Borrowing costs got even cheaper for home buyers and refinancers this week, as mortgage rates continued to descend.
The 30-year fixed-rate mortgage averaged 3.66 percent this week, the lowest weekly average since May 23, 2013, Freddie Mac reports in its weekly mortgage market survey. What’s more, the 15-year fixed-rate mortgage dropped below 3 percent, also for the first time since May 2013.
“Mortgage rates fell for the third consecutive week as oil prices plummeted and long term treasury yields continued to drop despite a strong employment report,” says Frank Nothaft, Freddie Mac’s chief economist. The unemployment rate has fallen to 5.6 percent, the lowest since June 2008.

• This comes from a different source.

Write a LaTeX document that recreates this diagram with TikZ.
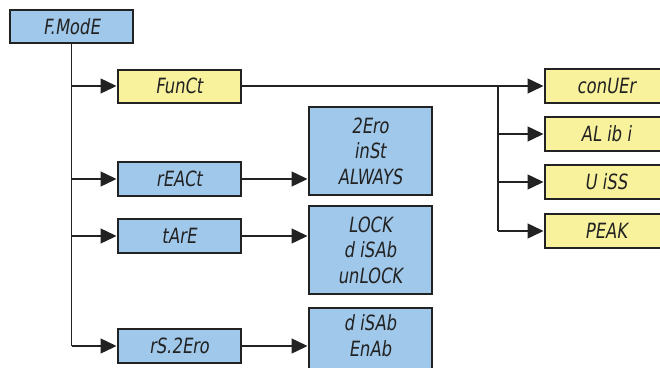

This marked the third consecutive week that mortgage rates lowered as bond yield continued to drop despite a strong employment report, Freddie Mac reports.
Freddie Mac reports the following national averages with mortgage rates for the week ending Jan. 15:
- 30-year fixed-rate mortgages: averaged 3.66 percent, with an average 0.6 point, dropping from last week’s 3.73 percent average. A year ago at this time, 30-year rates averaged 4.41 percent.
- 15-year fixed-rate mortgages: averaged 2.98 percent, with an average 0.5 point, dropping from last week’s 3.05 percent average. Last year at this time, 15-year rates averaged 3.45 percent.
- 5-year hybrid adjustable-rate mortgages: averaged 2.90 percent, with an average 0.4 point, dropping from last week’s 2.98 percent average. A year ago, the 5-year ARM averaged 3.10 percent.
- 1-year ARMs: averaged 2.37 percent, with an average 0.4 point, dropping from last week’s 2.39 percent average. Last year at this time, 1-year ARMs averaged 2.56 percent.